O diretor brasileiro Pedro Serrano, contou as histórias do músico Adoniran Barbosa em 2020, quando lançou o documentário “Adoniran – Meu nome é João Rubinato”. Em breve, lançará também o curta-metragem intitulado “Da licença de contar”, ainda sem data de lançamento.
Em “Saudosa Maloca”, o mestre Adoniran Barbosa é interpretado por Paulo Miklos, o músico narra sua história através de seus grandes sucessos “Samba do Arnesto”, “Trem das Onze” e canção que deu título ao longa-metragem “Saudosa Maloca”. Dentre as histórias e causos do paulistano, ele remonta a mudança abrupta na grande São Paulo dos anos 50 aos anos 60 com o avanço da urbanização. Juntamente de seus amigos Matogrosso (Gero Camilo) e Joca (Gustavo Machado). Adoniran (Paulo Miklos) e os dois amigos sambistas, invadem um velho casarão ou “palacete abandonado” (como diz a letra da canção lançada em 1951) no centro da grande cidade e apelidam carinhosamente de “Saudosa Maloca” de onde são expulsos posteriormente após a destruição do palacete. O longa pretende expressar uma interpretação bastante descontraída e leve, mesmo tendo como abordagem a aceleração da urbanização em São Paulo durante os anos 50 e 60 que trouxeram consigo um crescimento desigual e desordenado, exacerbando as disparidades sociais na cidade. Enquanto áreas urbanas se expandiram rapidamente, muitos habitantes foram deixados à margem, sem acesso adequado a moradia, educação e serviços básicos como foi o caso de Adoniran e seus companheiros.
Censura musical
A ditadura militar que se instalou nesse período também foi prejudicial ao sambista que, em 1973, teve uma de suas canções mais icônica censurada. A canção “Tiro ao Álvaro”, escrita por Adoniran Barbosa e Oswaldo Moraes, em 1960, foi impedida de tocar nas rádios por um motivo um tanto “inusitado”. A canção foi vetada por “falta de gosto” por conta da letra que brincava com a oralidade local da época, como “tauba”, “revorver” e “automóver”. Para a liberação desta e outras canções que foram vetadas pelo governo na época, o compositor precisaria reescrever as letras consertando os “erros” de português que era marca registrada do sambista.

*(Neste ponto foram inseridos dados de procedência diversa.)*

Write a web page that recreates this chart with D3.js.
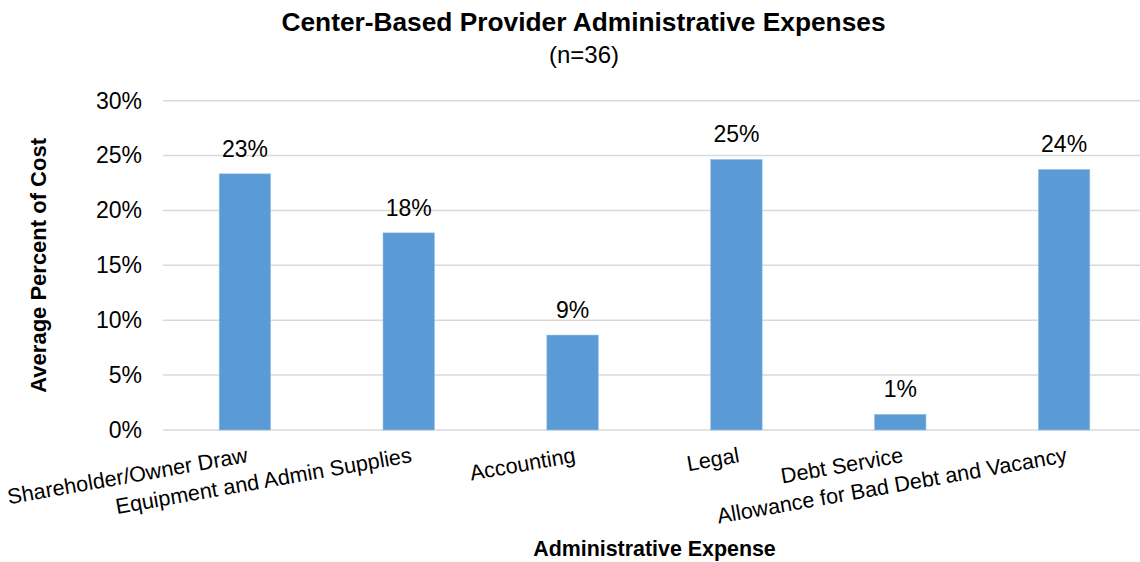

A música “Tiro ao Álvaro” chegou a ser reescrita para “Tiro ao Alvo” tirando todo o “tempero” da canção. Após isso, esta e as demais canções que foram vetadas ficaram “esquecidas” por um tempo até que os artistas pudessem ser livres novamente.
Mensagem principal
“Saudosa Maloca” oferece não apenas um retrato emocionante da vida e obra de Adoniran Barbosa, mas também lança luz sobre um período tumultuado da história paulista e brasileira. Ao destacar a censura enfrentada pelo músico, ressalto os desafios enfrentados pelos artistas durante esse período autoritário, ao mesmo tempo em que celebramos a resistência e a criatividade que permitiram que a música brasileira continuasse a prosperar. Por meio dessa história, somos lembrados da importância da liberdade de expressão e da necessidade contínua de proteger os direitos culturais e artísticos.